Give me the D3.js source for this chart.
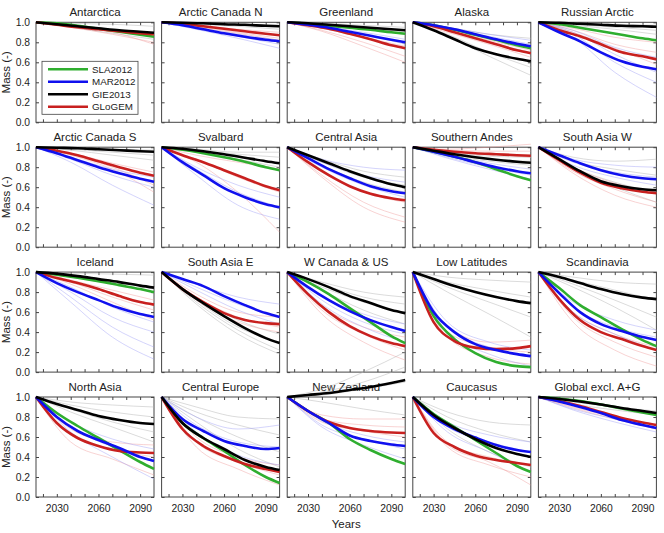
<!DOCTYPE html>
<html>
<head>
<meta charset="utf-8">
<script src="https://cdn.jsdelivr.net/npm/d3@7"></script>
<style>
  body { margin: 0; background: #fff; }
  svg { display: block; }
  text { font-family: "Liberation Sans", Arial, Helvetica, sans-serif; fill: #222; }
</style>
</head>
<body>
<div id="chart"></div>
<script>
// Region names, row by row
const regions = [
  "Antarctica", "Arctic Canada N", "Greenland", "Alaska", "Russian Arctic",
  "Arctic Canada S", "Svalbard", "Central Asia", "Southern Andes", "South Asia W",
  "Iceland", "South Asia E", "W Canada & US", "Low Latitudes", "Scandinavia",
  "North Asia", "Central Europe", "New Zealand", "Caucasus", "Global excl. A+G"
];

// Years at which the model means are read
const years = [2015, 2030, 2045, 2060, 2075, 2090, 2100];

// Mean normalised mass per model (null = model not shown for that region)
const sla2012 = [
  [1, .99, .965, .935, .905, .875, .855], null,
  [1, .985, .965, .945, .925, .90, .885], [1, .97, .925, .875, .825, .77, .74],
  [1, .98, .945, .91, .875, .84, .82],
  null, [1, .975, .94, .90, .855, .80, .77], null,
  [1, .955, .905, .85, .78, .71, .67], null,
  [1, .975, .945, .91, .87, .83, .80], null,
  [1, .90, .78, .64, .50, .36, .29], [1, .56, .33, .19, .10, .06, .05],
  [1, .84, .67, .55, .43, .32, .26],
  [1, .84, .71, .59, .47, .35, .28], [1, .74, .59, .46, .32, .20, .14],
  [1, .86, .74, .58, .47, .38, .33], [1, .83, .70, .57, .44, .31, .25],
  [1, .985, .96, .925, .885, .845, .82]
];
const mar2012 = [
  null, [1, .97, .93, .89, .855, .825, .81],
  [1, .975, .945, .905, .865, .825, .80], [1, .97, .93, .88, .83, .785, .76],
  [1, .90, .81, .70, .61, .555, .53],
  [1, .94, .87, .80, .74, .685, .655], [1, .85, .72, .59, .50, .43, .40],
  [1, .89, .78, .69, .61, .56, .54], [1, .955, .905, .85, .80, .76, .74],
  [1, .92, .84, .77, .72, .69, .68],
  [1, .89, .80, .72, .64, .58, .55], [1, .93, .86, .76, .67, .59, .55],
  [1, .85, .72, .61, .52, .45, .41], [1, .60, .40, .28, .22, .18, .16],
  [1, .79, .60, .48, .41, .35, .32],
  [1, .80, .66, .57, .49, .40, .36], [1, .78, .66, .56, .51, .48, .49],
  [1, .86, .74, .615, .56, .525, .51], [1, .80, .68, .595, .52, .47, .45],
  [1, .955, .90, .84, .77, .72, .69]
];
const gie2013 = [
  [1, .98, .96, .94, .92, .905, .895], [1, .995, .99, .98, .975, .965, .96],
  [1, .99, .975, .96, .945, .93, .92], [1, .92, .83, .74, .68, .635, .61],
  [1, .995, .985, .975, .965, .96, .955],
  [1, .995, .99, .98, .97, .96, .955], [1, .985, .96, .93, .895, .86, .84],
  [1, .92, .84, .76, .69, .63, .60], [1, .965, .93, .90, .875, .855, .845],
  [1, .88, .76, .66, .61, .58, .57],
  [1, .985, .96, .93, .90, .865, .845], [1, .83, .69, .56, .44, .34, .29],
  [1, .93, .85, .76, .69, .62, .59], [1, .93, .86, .80, .75, .71, .69],
  [1, .95, .89, .83, .78, .745, .73],
  [1, .93, .87, .81, .77, .74, .73], [1, .74, .59, .48, .37, .30, .27],
  [1, 1.02, 1.04, 1.07, 1.10, 1.14, 1.17], [1, .82, .69, .58, .49, .43, .40],
  [1, .98, .955, .925, .89, .86, .84]
];
const glogem = [
  [1, .975, .95, .93, .91, .89, .88], [1, .985, .96, .935, .91, .885, .87],
  [1, .97, .935, .885, .83, .77, .74], [1, .96, .90, .84, .78, .72, .69],
  [1, .92, .86, .78, .70, .66, .63],
  [1, .965, .92, .86, .80, .745, .715], [1, .92, .85, .77, .69, .61, .57],
  [1, .85, .72, .61, .535, .49, .47], [1, .975, .955, .94, .93, .92, .915],
  [1, .87, .745, .645, .59, .555, .54],
  [1, .94, .89, .83, .76, .70, .675], [1, .83, .70, .59, .52, .49, .48],
  [1, .78, .60, .46, .36, .29, .26], [1, .50, .31, .245, .23, .24, .26],
  [1, .73, .52, .40, .33, .26, .22],
  [1, .74, .59, .51, .46, .445, .44], [1, .68, .51, .41, .33, .28, .25],
  [1, .86, .75, .69, .66, .645, .64], [1, .64, .50, .415, .37, .34, .32],
  [1, .96, .91, .85, .79, .745, .72]
];

// Individual runs (faint lines), read at these years
const runYears = [2015, 2040, 2070, 2100];
const gieRuns = [
  [[1,.99,.98,.96],[1,.97,.93,.89],[1,.95,.89,.83]],
  [[1,.99,.98,.97],[1,.99,.97,.95],[1,.98,.96,.93]],
  [[1,.99,.97,.95],[1,.98,.95,.90],[1,.97,.93,.88]],
  [[1,.88,.70,.55],[1,.86,.66,.47],[1,.92,.80,.70],[1,.95,.88,.84]],
  [[1,.99,.98,.97],[1,.98,.95,.92],[1,.97,.93,.88]],
  [[1,.99,.98,.97],[1,.98,.95,.92],[1,.97,.92,.87]],
  [[1,.97,.93,.90],[1,.96,.88,.80],[1,.98,.95,.95]],
  [[1,.88,.76,.70],[1,.85,.70,.62],[1,.82,.65,.55]],
  [[1,.93,.88,.86],[1,.92,.86,.82],[1,.95,.91,.90]],
  [[1,.80,.65,.55],[1,.78,.60,.45],[1,.86,.78,.72],[1,.90,.86,.88]],
  [[1,.99,.98,.97],[1,.96,.91,.85],[1,.95,.88,.80]],
  [[1,.72,.45,.30],[1,.68,.38,.18],[1,.75,.52,.38],[1,.70,.42,.22]],
  [[1,.88,.75,.68],[1,.82,.62,.48],[1,.85,.70,.58],[1,.90,.80,.75]],
  [[1,.90,.82,.75],[1,.85,.70,.55],[1,.80,.58,.35],[1,.95,.92,.90]],
  [[1,.92,.82,.72],[1,.88,.72,.55],[1,.95,.90,.88],[1,.85,.65,.42]],
  [[1,.92,.85,.80],[1,.95,.92,.90],[1,.85,.70,.55],[1,.88,.75,.65]],
  [[1,.80,.60,.45],[1,.85,.72,.62],[1,.90,.80,.78],[1,.75,.48,.30]],
  [[1,1.05,1.15,1.30],[1,1.08,1.25,1.45],[1,1.02,1.08,1.15],[1,.95,.88,.82]],
  [[1,.80,.65,.55],[1,.85,.75,.72],[1,.72,.52,.40],[1,.68,.45,.30]],
  [[1,.95,.90,.86],[1,.93,.87,.82]]
];
const marRuns = [
  [],
  [[1,.94,.86,.78],[1,.93,.84,.74],[1,.95,.88,.82]],
  [[1,.95,.88,.78],[1,.94,.85,.74],[1,.96,.90,.83]],
  [[1,.95,.88,.82],[1,.94,.86,.78]],
  [[1,.88,.60,.40],[1,.85,.50,.25],[1,.92,.75,.65],[1,.90,.68,.50]],
  [[1,.88,.72,.60],[1,.85,.62,.42],[1,.90,.78,.70]],
  [[1,.78,.55,.40],[1,.72,.42,.28],[1,.80,.62,.50]],
  [[1,.85,.72,.65],[1,.88,.80,.77],[1,.80,.62,.50]],
  [[1,.90,.80,.72],[1,.89,.78,.68],[1,.92,.84,.78]],
  [[1,.85,.75,.70],[1,.88,.82,.80],[1,.82,.70,.62]],
  [[1,.75,.45,.25],[1,.70,.35,.13],[1,.80,.55,.40],[1,.85,.65,.50]],
  [[1,.85,.68,.55],[1,.88,.75,.68],[1,.82,.62,.48]],
  [[1,.72,.50,.38],[1,.76,.58,.48],[1,.68,.45,.30]],
  [[1,.45,.25,.15],[1,.50,.30,.22],[1,.40,.18,.06]],
  [[1,.65,.45,.35],[1,.60,.38,.22],[1,.70,.52,.42]],
  [[1,.70,.50,.35],[1,.65,.40,.18],[1,.75,.58,.48]],
  [[1,.72,.55,.50],[1,.80,.68,.72],[1,.65,.42,.32]],
  [[1,.72,.58,.48],[1,.70,.52,.38],[1,.76,.62,.55]],
  [[1,.70,.55,.45],[1,.65,.45,.25],[1,.75,.62,.55]],
  [[1,.88,.78,.68],[1,.87,.75,.65]]
];
const glogemRuns = [
  [[1,.97,.92,.86],[1,.95,.88,.80],[1,.96,.90,.78]],
  [[1,.97,.93,.90],[1,.96,.90,.84],[1,.95,.89,.82]],
  [[1,.94,.85,.76],[1,.92,.80,.66],[1,.91,.76,.60]],
  [[1,.92,.82,.72],[1,.90,.78,.65]],
  [[1,.92,.78,.70],[1,.90,.74,.58],[1,.94,.85,.80]],
  [[1,.94,.84,.75],[1,.93,.80,.62],[1,.92,.78,.55]],
  [[1,.88,.70,.55],[1,.85,.55,.15],[1,.92,.85,.78]],
  [[1,.75,.55,.45],[1,.72,.45,.30],[1,.70,.40,.25]],
  [[1,.97,.96,.96],[1,.96,.93,.90],[1,.98,1.0,1.03]],
  [[1,.76,.58,.45],[1,.74,.52,.40],[1,.80,.64,.55]],
  [[1,.90,.75,.62],[1,.88,.70,.52],[1,.92,.82,.72]],
  [[1,.75,.55,.45],[1,.72,.50,.40],[1,.78,.60,.55]],
  [[1,.62,.38,.22],[1,.58,.30,.12],[1,.66,.45,.35]],
  [[1,.40,.25,.20],[1,.35,.15,.08],[1,.45,.30,.32]],
  [[1,.55,.30,.15],[1,.50,.22,.06],[1,.60,.38,.25]],
  [[1,.62,.48,.40],[1,.55,.38,.22],[1,.68,.55,.52]],
  [[1,.55,.35,.22],[1,.50,.28,.12],[1,.60,.40,.32]],
  [[1,.78,.72,.70],[1,.75,.66,.60],[1,.82,.78,.78]],
  [[1,.55,.40,.32],[1,.50,.32,.20],[1,.52,.35,.12]],
  [[1,.90,.80,.72],[1,.89,.78,.68]]
];

// Axis ticks
const xTicks = [2020, 2030, 2040, 2050, 2060, 2070, 2080, 2090];
const xTickLabels = [2030, 2060, 2090];
const yTicks = [0, 0.2, 0.4, 0.6, 0.8, 1.0];

// Legend entries
const legendNames = ["SLA2012", "MAR2012", "GIE2013", "GLoGEM"];
const legendColors = ["#2fae2f", "#1010ee", "#000000", "#c8201f"];

// Layout
const fullWidth = 664, fullHeight = 533;
const left0 = 36, top0 = 22.3;
const pw = 118, ph = 100, dx = 125.6, dy = 124.9;

const svg = d3.select("#chart").append("svg")
  .attr("width", fullWidth)
  .attr("height", fullHeight);

const x = d3.scaleLinear().domain([2015, 2100]).range([0, pw]);
const y = d3.scaleLinear().domain([0, 1]).range([ph, 0]);

const meanLine = d3.line()
  .x((d, i) => x(years[i]))
  .y(d => y(d))
  .curve(d3.curveMonotoneX);
const runLine = d3.line()
  .x((d, i) => x(runYears[i]))
  .y(d => y(d))
  .curve(d3.curveMonotoneX);

// faint runs, then thick means (draw order)
const runSets = [
  { runs: gieRuns, color: "#b4b4b4", opacity: 0.6 },
  { runs: glogemRuns, color: "#ee9a9a", opacity: 0.55 },
  { runs: marRuns, color: "#9d9df5", opacity: 0.55 }
];
const meanSets = [
  { data: sla2012, color: legendColors[0] },
  { data: glogem, color: legendColors[3] },
  { data: mar2012, color: legendColors[1] },
  { data: gie2013, color: legendColors[2] }
];

const panels = regions.map((name, i) => {
  const col = i % 5, row = Math.floor(i / 5);
  return { name, i, col, row, x0: left0 + col * dx, y0: top0 + row * dy };
});

// frames and axes first so that lines can overflow over neighbours
panels.forEach(p => {
  const g = svg.append("g").attr("transform", `translate(${p.x0},${p.y0})`);

  g.append("rect")
    .attr("width", pw).attr("height", ph)
    .attr("fill", "#fff")
    .attr("stroke", "#444").attr("stroke-width", 1);

  const yl = g.append("g").call(d3.axisLeft(y).tickValues(yTicks).tickSize(-3).tickPadding(6)
    .tickFormat(p.col === 0 ? d3.format(".1f") : () => ""));
  const yr = g.append("g").attr("transform", `translate(${pw},0)`)
    .call(d3.axisRight(y).tickValues(yTicks).tickSize(-3).tickFormat(() => ""));
  const xb = g.append("g").attr("transform", `translate(0,${ph})`)
    .call(d3.axisBottom(x).tickValues(xTicks).tickSize(-3).tickPadding(8)
      .tickFormat(d => (p.row === 3 && xTickLabels.includes(d)) ? d : ""));
  const xt = g.append("g")
    .call(d3.axisTop(x).tickValues(xTicks).tickSize(-3).tickFormat(() => ""));

  [yl, yr, xb, xt].forEach(a => {
    a.select(".domain").remove();
    a.selectAll("line").attr("stroke", "#444");
    a.selectAll("text").attr("font-size", 10.3).attr("fill", "#333")
      .attr("font-family", "Liberation Sans, Arial, sans-serif");
  });

  g.append("text")
    .attr("x", pw / 2).attr("y", -6)
    .attr("text-anchor", "middle")
    .attr("font-size", 11.5)
    .text(p.name);
});

panels.forEach(p => {
  const g = svg.append("g").attr("transform", `translate(${p.x0},${p.y0})`);

  runSets.forEach(s => {
    g.selectAll(null)
      .data(s.runs[p.i])
      .enter()
      .append("path")
      .attr("d", runLine)
      .attr("fill", "none")
      .attr("stroke", s.color)
      .attr("stroke-opacity", s.opacity)
      .attr("stroke-width", 0.8);
  });

  meanSets.forEach(s => {
    const v = s.data[p.i];
    if (!v) return;
    g.append("path")
      .attr("d", meanLine(v))
      .attr("fill", "none")
      .attr("stroke", s.color)
      .attr("stroke-width", 2.6)
      .attr("stroke-linejoin", "round");
  });
});

// Legend inside the first panel
const leg = svg.append("g").attr("transform", `translate(${left0 + 6},${top0 + 39})`);
leg.append("rect")
  .attr("width", 96).attr("height", 53)
  .attr("fill", "#fff").attr("stroke", "#444").attr("stroke-width", 0.8);
legendNames.forEach((n, k) => {
  const ly = 8 + k * 12.5;
  leg.append("line")
    .attr("x1", 6).attr("x2", 46).attr("y1", ly).attr("y2", ly)
    .attr("stroke", legendColors[k]).attr("stroke-width", 2.6);
  leg.append("text")
    .attr("x", 50).attr("y", ly + 3.5)
    .attr("font-size", 9.8)
    .text(n);
});

// Shared axis titles
for (let r = 0; r < 4; r++) {
  svg.append("text")
    .attr("transform", `translate(10,${top0 + r * dy + ph / 2}) rotate(-90)`)
    .attr("text-anchor", "middle")
    .attr("font-size", 11.5)
    .text("Mass (-)");
}
svg.append("text")
  .attr("x", left0 + (4 * dx + pw) / 2)
  .attr("y", 528)
  .attr("text-anchor", "middle")
  .attr("font-size", 11.5)
  .text("Years");
</script>
</body>
</html>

^^^^^^^^

* DIRECTIONS *
Identify every line where the string "chart" appears.

* EXERCISE SOLUTION *
Give me the D3.js source for this chart.
<div id="chart"></div>
const svg = d3.select("#chart").append("svg")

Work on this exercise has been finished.